The decision is yours to make...not an easy one. Good luck.
I would definitely both talk with the child and the parents. There is no bad child, just underlying reasons for behavior. While the behavior could be lack of parental supervision, etc., I wouldn't be so quick to judge. It could be many things, including a behavioral condition.
You'll get a better feel for the issues if you talk to the parents and see their response and willingness, or unwillingness, to address and help correct the situation. In the meantime, you could give the child some additional responsibilities to make him feel important and more connected to the team.
Addressing the parents with the kid present is an excellent suggestion. I used to teach physical education and with many kids,(not all) I would pull them aside after class and talk with them individually. I would ask all sorts of questions to find the root of the problem before taking it further. It could be a simple fix like someone suggesting making them an assistant. Explain the expectations of the class and ask the kid if they are following those expectations. If you can, make a deal with the kid. What would it take for him to meet those expectations. This is has worked wonders for me in the past but not all the time. I have a little background in counseling but from my experience, coaches and trainers can make some of the best counselors. The trainer or coach is already on a pedestal of authority and expertise. It will just take a little patience along with trial and error.
I developed a phenomenal relationship with my students and parents over the years as a teacher and that worked real well with me. Get emails and communicate weekly with parents worked well for me.
Good luck. Hope any ideas will spark something.
Often times when children act out, we first look to punishments as a way to correct the behavior.
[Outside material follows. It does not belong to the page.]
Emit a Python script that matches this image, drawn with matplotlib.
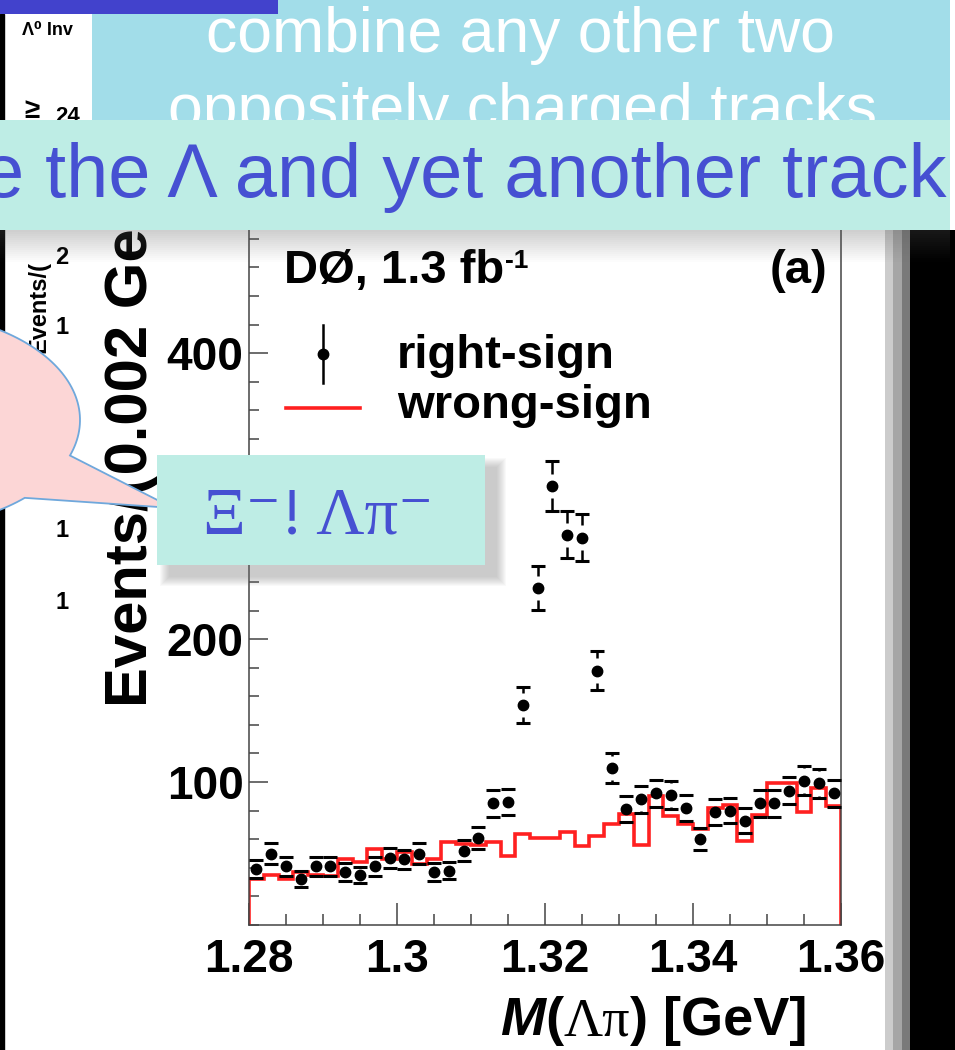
import numpy as np
import matplotlib.pyplot as plt
from matplotlib.patches import Rectangle, Polygon
from matplotlib.ticker import MultipleLocator, FixedLocator, FixedFormatter

# Lambda-pi invariant mass, 0.002 GeV bins from 1.28 to 1.36 GeV
bin_edges = np.linspace(1.28, 1.36, 41)
right_sign = [39, 50, 41, 32, 41, 41, 37, 35, 41, 47,
              46, 50, 37, 38, 52, 61, 85, 86, 154, 236,
              307, 273, 271, 178, 110, 81, 88, 92, 91, 82,
              60, 79, 80, 73, 85, 85, 94, 101, 99, 92]
wrong_sign = [32, 35, 32, 37, 35, 34, 46, 44, 53, 46,
              51, 43, 46, 58, 57, 56, 58, 48, 64, 61,
              61, 65, 55, 62, 71, 78, 56, 90, 76, 71,
              67, 82, 84, 59, 77, 99, 99, 79, 96, 83]
x_ticks = [1.28, 1.30, 1.32, 1.34, 1.36]
x_tick_labels = ['1.28', '1.3', '1.32', '1.34', '1.36']
y_ticks = [100, 200, 300, 400]

W, H = 955, 1050
BLUE = '#4650d2'
CYAN = '#beede5'
SANS = ['Liberation Sans', 'DejaVu Sans']
SERIF = ['Liberation Serif', 'DejaVu Serif']

fig = plt.figure(figsize=(W / 100, H / 100), dpi=100)
fig.patch.set_facecolor('white')

# background layer in pixel coordinates (y down)
bg = fig.add_axes([0, 0, 1, 1], zorder=0)
bg.set_xlim(0, W)
bg.set_ylim(H, 0)
bg.axis('off')

# remnants of the slide figure underneath
bg.add_patch(Rectangle((0, 14), 4, H, color='black'))
bg.text(22, 35, '\u039b\u2070 Inv', fontsize=13, fontweight='bold', family=SANS, va='baseline')
bg.text(24, 118, '\u2265', fontsize=20, fontweight='bold', family=SANS, va='baseline')
bg.text(55, 122, '24', fontsize=16, fontweight='bold', family=SANS, va='baseline')
bg.text(45, 353, 'Events/(', fontsize=17, fontweight='bold', family=SANS,
        rotation=90, rotation_mode='anchor', ha='left', va='baseline')
for lab, yy in [('2', 264), ('1', 334), ('1', 537), ('1', 609)]:
    bg.text(62, yy, lab, fontsize=17, fontweight='bold', family=SANS, ha='center', va='baseline')

# ---- the histogram plot ----
ax = fig.add_axes([249 / W, 1 - 925 / H, 592 / W, (925 - 226) / H], zorder=1)
ax.set_facecolor('none')
ax.set_xlim(1.28, 1.36)
ax.set_ylim(0, 489)

centers = 0.5 * (bin_edges[:-1] + bin_edges[1:])
counts = np.array(right_sign, dtype=float)
errs = np.sqrt(counts)

ax.stairs(wrong_sign, bin_edges, color='#ff2020', lw=2.6, zorder=2)

# ROOT style error bars: caps at +-err, bar with a gap around the marker
gap = 8.5
ax.errorbar(centers, counts, yerr=errs, fmt='none', ecolor='black', elinewidth=0,
            capsize=5, capthick=2.2, zorder=3)
seg = errs > gap
ax.vlines(centers[seg], counts[seg] + gap, counts[seg] + errs[seg], color='black', lw=1.8, zorder=3)
ax.vlines(centers[seg], counts[seg] - errs[seg], counts[seg] - gap, color='black', lw=1.8, zorder=3)
ax.plot(centers, counts, 'o', color='black', ms=7.5, zorder=4)

ax.xaxis.set_major_locator(FixedLocator(x_ticks))
ax.xaxis.set_major_formatter(FixedFormatter(x_tick_labels))
ax.xaxis.set_minor_locator(MultipleLocator(0.005))
ax.yaxis.set_major_locator(FixedLocator(y_ticks))
ax.yaxis.set_minor_locator(MultipleLocator(20))
ax.tick_params(axis='both', which='both', direction='in', color='#444444', width=1.1)
ax.tick_params(axis='x', which='major', length=16, pad=9)
ax.tick_params(axis='x', which='minor', length=8)
ax.tick_params(axis='y', which='major', length=14, pad=4)
ax.tick_params(axis='y', which='minor', length=7)
for lab in ax.get_xticklabels() + ax.get_yticklabels():
    lab.set_fontsize(33)
    lab.set_fontweight('bold')
    lab.set_family(SANS)
for sp in ax.spines.values():
    sp.set_color('#444444')
    sp.set_linewidth(1.1)

# y axis title, drawn with the plot so the callouts cover it
ax.text(147, 707, 'Events/(0.002 GeV)', transform=bg.transData, fontsize=43,
        fontweight='bold', family=SANS, rotation=90, rotation_mode='anchor',
        ha='left', va='baseline')

renderer = fig.canvas.get_renderer()


def pieces(axis, x, y, parts, trans):
    for s, kw in parts:
        t = axis.text(x, y, s, transform=trans, ha='left', va='baseline', **kw)
        x += t.get_window_extent(renderer).width
    return x


bold = dict(fontsize=39, fontweight='bold', family=SANS)
pieces(ax, 500, 1035, [('M', dict(bold, style='italic')), ('(', bold),
                       ('\u039b\u03c0', dict(fontsize=39, family=SERIF)),
                       (')', bold), (' [GeV]', bold)], bg.transData)

lab = dict(fontsize=34, fontweight='bold', family=SANS)
x_end = pieces(ax, 284, 283, [('D\u00d8, 1.3 fb', lab)], bg.transData)
ax.text(x_end + 1, 268, '-1', transform=bg.transData, fontsize=19, fontweight='bold',
        family=SANS, va='baseline')
ax.text(827, 283, '(a)', transform=bg.transData, ha='right', va='baseline', **lab)

# legend
ax.plot([323, 323], [325, 383], color='black', lw=1.8, transform=bg.transData)
ax.plot([323], [354], 'o', color='black', ms=7.5, transform=bg.transData)
ax.text(397, 368, 'right-sign', transform=bg.transData, va='baseline', **lab)
ax.plot([286, 360], [408, 408], color='#ff2020', lw=2.6, transform=bg.transData)
ax.text(397, 418, 'wrong-sign', transform=bg.transData, va='baseline', **lab)

# ---- slide overlays ----
ov = fig.add_axes([0, 0, 1, 1], zorder=2)
ov.set_xlim(0, W)
ov.set_ylim(H, 0)
ov.axis('off')
ov.patch.set_alpha(0)

# speech bubble
cx, cy, a, b = -100, 420, 180, 108
t = np.linspace(0.805, 0.335 + 2 * np.pi, 200)
ell = np.column_stack([cx + a * np.cos(t), cy + b * np.sin(t)])
pts = np.vstack([[[173, 508]], ell, [[173, 508]]])
ov.add_patch(Polygon(pts, closed=True, facecolor='#fcd6d6', edgecolor='#6fa8dc', lw=1.3))

# Xi box with soft shadow
for k in range(10):
    ov.add_patch(Rectangle((157 + 12 - k, 455 + 12 - k), 328 + 2 * k, 110 + 2 * k,
                           color='#777777', alpha=0.045, lw=0))
ov.add_patch(Rectangle((157, 455), 328, 110, color=CYAN, lw=0))
ov.text(203, 533, '\u039e\u207b! \u039b\u03c0\u207b', fontsize=48, color=BLUE,
        family=SERIF, va='baseline')

# right edge of the slide
ov.add_patch(Rectangle((885, 230), 8, H, color='#cccccc', lw=0))
ov.add_patch(Rectangle((893, 230), 9, H, color='#a6a6a6', lw=0))
ov.add_patch(Rectangle((902, 230), 8, H, color='#7a7a7a', lw=0))
ov.add_patch(Rectangle((910, 230), 45, H, color='black', lw=0))

# shadow under the banner
for k in range(16):
    ov.add_patch(Rectangle((0, 230 + 2 * k), 950, 2, color='#555555',
                           alpha=0.28 * (1 - k / 16), lw=0))

# top boxes
ov.add_patch(Rectangle((92, 0), 858, 120, color='#a2dde9', lw=0))
ov.text(520, 52, 'combine any other two', fontsize=45, color='white', family=SANS,
        ha='center', va='baseline')
ov.text(522, 128, 'oppositely charged tracks', fontsize=45, color='white', family=SANS,
        ha='center', va='baseline')
ov.add_patch(Rectangle((0, 120), 950, 110, color=CYAN, lw=0, zorder=3))
ov.text(946, 197, 'e the \u039b and yet another track', fontsize=54.5, color=BLUE,
        family=SANS, ha='right', va='baseline', zorder=4)
ov.add_patch(Rectangle((0, 0), 278, 14, color='#4242cc', lw=0, zorder=5))

fig.savefig('out.png', dpi=100)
I have found that with older children, if we treat them with respect and value their opinions that we can gain their cooperation. I like Noel's suggestion of talking to the child. He may not want to be there. This may be something his parents have pushed him into doing. He may feel inadequate or have other things going on at school or home that are causing him to act out. A talk with him is warrented and possibly setting up a way to positively reinforce the behavior you'd like to see from him. An award for the class or individuals if they follow the rules. Acknowledging a child of the "class" for most improved, most helpful, best leadership or encouragement/support/sportsmanship.
Opening up lines of communication with the children and their parents will help you to spot issues before they come up and make you all act better as a team.